Strippable bonds (ie Bonos and Obligaciones del Estado which have been issued since July 1997) have two differentiating features with respect to non-strippable bonds:

  • They allow for the segregation of a Government Bond into the different cash-flows attached to it through maturity -coupons and principal-. For instance, a five-year Bono could be separated into six new securities, one corresponding to each of the five annual coupon payments, and the sixth one, to the principal. Each of these new securities can then be traded in isolation from the rest.

    Stripping transforms an explicit yield security (Strippable Bono or Obligación) into a string of implicit yield instruments (zero-coupon bonds), with maturity and redemption value equal to the coupons and principal of the original asset. Zero-coupon bonds display special financial features which make them particularly attractive to some investors.
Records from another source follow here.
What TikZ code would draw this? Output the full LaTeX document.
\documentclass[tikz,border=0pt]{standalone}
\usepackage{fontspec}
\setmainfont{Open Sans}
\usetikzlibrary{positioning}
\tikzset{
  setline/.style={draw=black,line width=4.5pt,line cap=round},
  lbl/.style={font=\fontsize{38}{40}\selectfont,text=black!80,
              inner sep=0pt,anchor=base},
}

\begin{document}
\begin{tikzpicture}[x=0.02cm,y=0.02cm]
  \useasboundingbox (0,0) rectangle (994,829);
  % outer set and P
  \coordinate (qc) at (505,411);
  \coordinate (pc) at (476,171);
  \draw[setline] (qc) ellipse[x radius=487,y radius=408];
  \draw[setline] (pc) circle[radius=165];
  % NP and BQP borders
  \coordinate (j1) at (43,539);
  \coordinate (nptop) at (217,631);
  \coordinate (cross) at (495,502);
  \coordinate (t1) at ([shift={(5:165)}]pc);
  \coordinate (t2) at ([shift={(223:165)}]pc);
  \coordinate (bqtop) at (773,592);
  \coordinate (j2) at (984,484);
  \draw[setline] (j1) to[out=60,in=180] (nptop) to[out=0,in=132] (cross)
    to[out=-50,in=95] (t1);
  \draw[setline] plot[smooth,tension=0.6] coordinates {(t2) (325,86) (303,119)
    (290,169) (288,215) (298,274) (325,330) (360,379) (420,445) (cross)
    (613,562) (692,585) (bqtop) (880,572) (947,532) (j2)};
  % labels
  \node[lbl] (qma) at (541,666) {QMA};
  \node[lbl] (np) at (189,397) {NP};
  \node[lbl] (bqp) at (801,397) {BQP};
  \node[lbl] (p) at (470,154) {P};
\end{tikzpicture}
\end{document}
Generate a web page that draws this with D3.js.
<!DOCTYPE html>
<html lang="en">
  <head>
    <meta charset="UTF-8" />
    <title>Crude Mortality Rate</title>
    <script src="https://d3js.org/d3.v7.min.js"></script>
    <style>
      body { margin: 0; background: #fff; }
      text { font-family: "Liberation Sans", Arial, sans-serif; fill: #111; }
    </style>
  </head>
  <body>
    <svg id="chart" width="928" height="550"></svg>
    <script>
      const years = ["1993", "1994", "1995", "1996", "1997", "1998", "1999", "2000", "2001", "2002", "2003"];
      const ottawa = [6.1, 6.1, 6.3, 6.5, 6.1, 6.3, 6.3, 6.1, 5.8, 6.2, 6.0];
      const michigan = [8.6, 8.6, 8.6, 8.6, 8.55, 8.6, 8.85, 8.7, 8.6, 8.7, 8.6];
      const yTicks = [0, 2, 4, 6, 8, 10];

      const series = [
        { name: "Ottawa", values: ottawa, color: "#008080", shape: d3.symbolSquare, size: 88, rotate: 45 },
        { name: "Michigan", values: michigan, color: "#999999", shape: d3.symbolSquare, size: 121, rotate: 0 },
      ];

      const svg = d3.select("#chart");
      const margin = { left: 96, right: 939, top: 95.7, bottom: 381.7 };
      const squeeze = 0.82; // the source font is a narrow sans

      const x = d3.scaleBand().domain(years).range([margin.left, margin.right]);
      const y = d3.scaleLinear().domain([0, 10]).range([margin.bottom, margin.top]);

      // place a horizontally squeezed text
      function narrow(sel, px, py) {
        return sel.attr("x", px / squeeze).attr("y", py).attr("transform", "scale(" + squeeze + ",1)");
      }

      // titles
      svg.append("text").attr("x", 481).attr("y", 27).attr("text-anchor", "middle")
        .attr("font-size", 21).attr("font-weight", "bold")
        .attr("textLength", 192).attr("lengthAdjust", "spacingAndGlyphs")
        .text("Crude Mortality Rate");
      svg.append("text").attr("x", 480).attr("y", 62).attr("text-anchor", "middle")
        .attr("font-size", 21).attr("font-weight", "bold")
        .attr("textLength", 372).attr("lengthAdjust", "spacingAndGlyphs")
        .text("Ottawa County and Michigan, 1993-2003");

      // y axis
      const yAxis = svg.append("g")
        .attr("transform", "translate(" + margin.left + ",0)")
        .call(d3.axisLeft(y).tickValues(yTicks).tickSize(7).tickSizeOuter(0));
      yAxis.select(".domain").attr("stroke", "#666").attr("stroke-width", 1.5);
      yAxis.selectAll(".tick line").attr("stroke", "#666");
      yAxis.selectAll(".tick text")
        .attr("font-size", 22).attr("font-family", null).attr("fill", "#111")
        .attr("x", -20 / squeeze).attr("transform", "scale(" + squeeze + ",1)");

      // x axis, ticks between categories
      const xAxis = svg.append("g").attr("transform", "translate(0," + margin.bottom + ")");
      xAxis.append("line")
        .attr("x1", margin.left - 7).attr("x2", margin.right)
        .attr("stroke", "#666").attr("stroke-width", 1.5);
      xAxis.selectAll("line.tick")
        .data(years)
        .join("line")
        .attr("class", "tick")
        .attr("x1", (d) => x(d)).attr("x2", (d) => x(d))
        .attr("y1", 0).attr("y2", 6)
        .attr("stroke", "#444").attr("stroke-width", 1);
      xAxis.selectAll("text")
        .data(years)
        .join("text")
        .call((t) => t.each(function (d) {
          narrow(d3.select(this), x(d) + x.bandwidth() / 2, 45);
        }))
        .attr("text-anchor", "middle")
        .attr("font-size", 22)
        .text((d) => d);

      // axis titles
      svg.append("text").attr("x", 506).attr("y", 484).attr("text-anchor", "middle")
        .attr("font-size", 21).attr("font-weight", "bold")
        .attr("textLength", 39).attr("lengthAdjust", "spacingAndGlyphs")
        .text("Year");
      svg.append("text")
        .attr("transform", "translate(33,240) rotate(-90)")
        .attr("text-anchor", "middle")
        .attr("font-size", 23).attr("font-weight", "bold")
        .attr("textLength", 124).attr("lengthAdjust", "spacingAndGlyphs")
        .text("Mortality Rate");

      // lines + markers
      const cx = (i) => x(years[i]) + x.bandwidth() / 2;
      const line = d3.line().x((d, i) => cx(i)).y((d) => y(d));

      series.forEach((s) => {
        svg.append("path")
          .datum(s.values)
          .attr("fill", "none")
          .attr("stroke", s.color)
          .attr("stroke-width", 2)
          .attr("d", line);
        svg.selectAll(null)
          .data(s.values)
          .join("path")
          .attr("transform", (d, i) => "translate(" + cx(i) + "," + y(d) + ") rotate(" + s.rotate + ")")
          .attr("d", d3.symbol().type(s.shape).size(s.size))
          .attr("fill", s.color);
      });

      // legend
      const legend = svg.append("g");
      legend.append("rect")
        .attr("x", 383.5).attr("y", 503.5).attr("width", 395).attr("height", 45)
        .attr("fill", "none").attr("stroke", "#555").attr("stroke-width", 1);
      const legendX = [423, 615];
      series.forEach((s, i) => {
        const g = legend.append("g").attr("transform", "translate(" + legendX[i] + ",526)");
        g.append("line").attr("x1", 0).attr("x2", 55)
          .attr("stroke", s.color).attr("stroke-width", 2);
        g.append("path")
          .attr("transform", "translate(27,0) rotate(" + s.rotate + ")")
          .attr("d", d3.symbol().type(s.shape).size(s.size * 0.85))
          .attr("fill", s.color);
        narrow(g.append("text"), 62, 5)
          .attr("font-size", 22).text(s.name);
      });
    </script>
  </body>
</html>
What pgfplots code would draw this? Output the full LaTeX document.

By allowing stripping of Government Bonds, the Treasury can satisfy this demand without having to broaden the range of securities on issue.
    Furthermore, the reverse process to the one described above is also allowed: the original asset can be reconstituted from the zero-coupon bonds which arose from the stripping process.
  • Strippable Government Bonds have another attractive feature: investors subject to corporate taxation are exempt from withholding tax on the coupons of these Government Bonds, or on the return of the zero-coupon bonds (strips) arising from the stripping process.

Other characteristics of strippable Government Bonds (including issuing procedures, coupon frequency, and so on) are exactly the same as those of non-strippable ones.
The Spanish Treasury started to issue strippable securities in July 1997. Actual stripping and trading of the resulting strips began in January 1998.